Rational Choice dan Struktural: Perilaku Pemilu Dalam Demokrasi


Pemilu adalah arena kompetisi untuk mengisi jabatan-jabatan politik di pemerintahan yang didasarkan pada pilihan formal dari warga negara yang memenuhi syarat. Peserta pemilu dapat berupa perseorangan dan partai politik tetapi yang paling utama adalah partai politik. Partai politik mengajukan kandidat dalam pemilu untuk kemudian dipilih oleh rakyat.  
Pada zaman modern ini pemilu menempati posisi penting karena terkait dengan beberapa hal. Pertama, pemilu menjadi mekanisme terpenting bagi keberlangsungan demokrasi perwakilan. Ia adalah mekanisme tercanggih yang ditemukan agar rakyat tetap berkuasa atas dirinya. Perkembangan masyarakat yang pesat, jumlah yang banyak, persebaran meluas dan aktifitas yang dilakukan semakin beragam menjadikan komplesitas persoalan yang dihadapi rakyat semakin variatif. Kondisi tersebut tidak memungkinkan rakyat untuk berkumpul dalam satu tempat dan mendiskusikan masalah-masalah yang mereka hadapi secara serius dan tuntas.
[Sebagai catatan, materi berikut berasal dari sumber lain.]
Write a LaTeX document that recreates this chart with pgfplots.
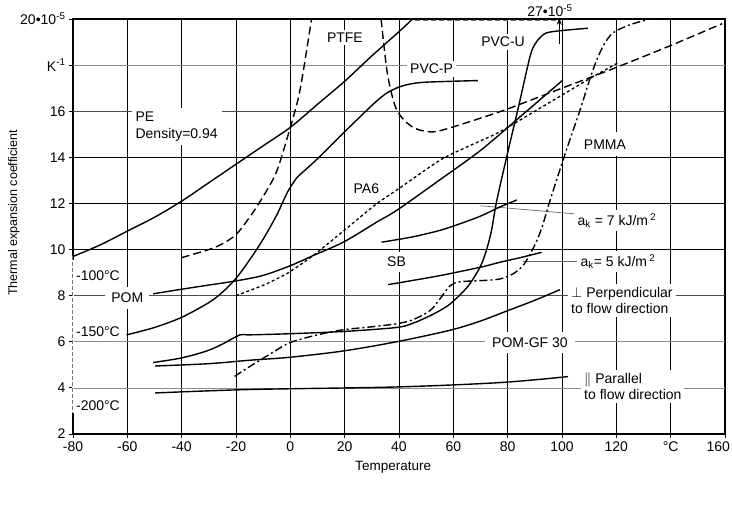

Akhirnya muncul demokrasi perwakilan sebagai keniscayaan dengan pemilu sebagai mekanisme untuk memilih wakilnya.
Kedua, pemilu menjadi indikator negara demokrasi. Bahkan, tidak ada satupun negara yang mengklaim dirinya demokratis tanpa melaksanakan pemilu sekalipun negara itu pada hakekatnya adalah otoriter. Ketika prespektif Schumpetarian tentang demokrasi, yaitu demokrasi sebagai “metode politik” mendominasi teorisasi demokrsai maka pemilu menjadi elemen paling penting dari ukuran negara demokrasi. Bahkan Prezeworski dan rekan-rekannya mendefinisikan demokrasi sebagai “sekedar rezim yang menyelenggarakan pemilihan-pemilihan umum untuk mengisi jabatan-jabatan pemerintahan” (dengan ketentuan bahwa persaingan yang sebenarnya mensyaratkan adanya oposisi yang memiliki kesempatan memenangkan jabatan publik, serta bahwa posisi kepala eksekutif dan kursi legislatif diisi melalui pemilu).[1]
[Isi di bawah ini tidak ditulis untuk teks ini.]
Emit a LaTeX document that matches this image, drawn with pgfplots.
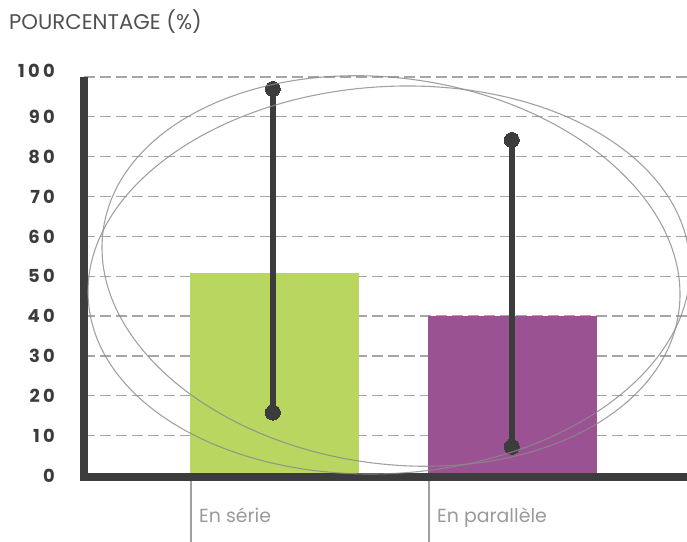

Pemilu bukalanlah mekanisme yang sederhana dalam pemaknaan wujud dari demokrasi. Karena pemilu sendiri adalah “jalan dua arah “ yang disediakan untuk pemerintah dan rakyat, elit dan massa dengan adanya kesempatan untuk saling mempengaruhi. Sebagai “jalan dua arah” fungsi pemilu secara garis besar terumuskan dalam dua prespektif yaitu prespektif bottom-up dan top-down.[2] Dalam fungsi bottom-up diantaranya fungsi pemilu sebagai: pertama, sebagai rekruitmen politisi. Dimana individu yang mempunya kemampuan dan pengetahuan dibidang politik, dirinya bisa bergabung dengan partai politik. Dirinya bisa maju dalam pemilu, apabila partai politik tersebut menominasikan atau mencalonkan individu tersebut. Kedua, membentuk pemerintahan. Bagi negara yang menganut sisitem presidensil dapat membentuk pemerintahan secara langsung. Karena eksekutif dipilih langsung oleh rakyat. Namun di negara yang menganut sistem parlementer pemilu lebih mempengaruhi formasi pemrintah dimana derajat yang mempengaruhinya tergantung pada sistem pemilu yang digunakan. Ketiga, sarana membatasi perilaku dan kebijkan pemerintah. Para penguasa yang agendanya sudah tidak disenangi oleh rakyat, maka bisa dikontrol perilakunnya dalam pemilu periodik berikutnya. Dengan hukum, rakyat mengalihkan dukungan suara kepada kandidat atau partai lain yang dianggap bisa melakukan perubahan menuju yang lebih baik.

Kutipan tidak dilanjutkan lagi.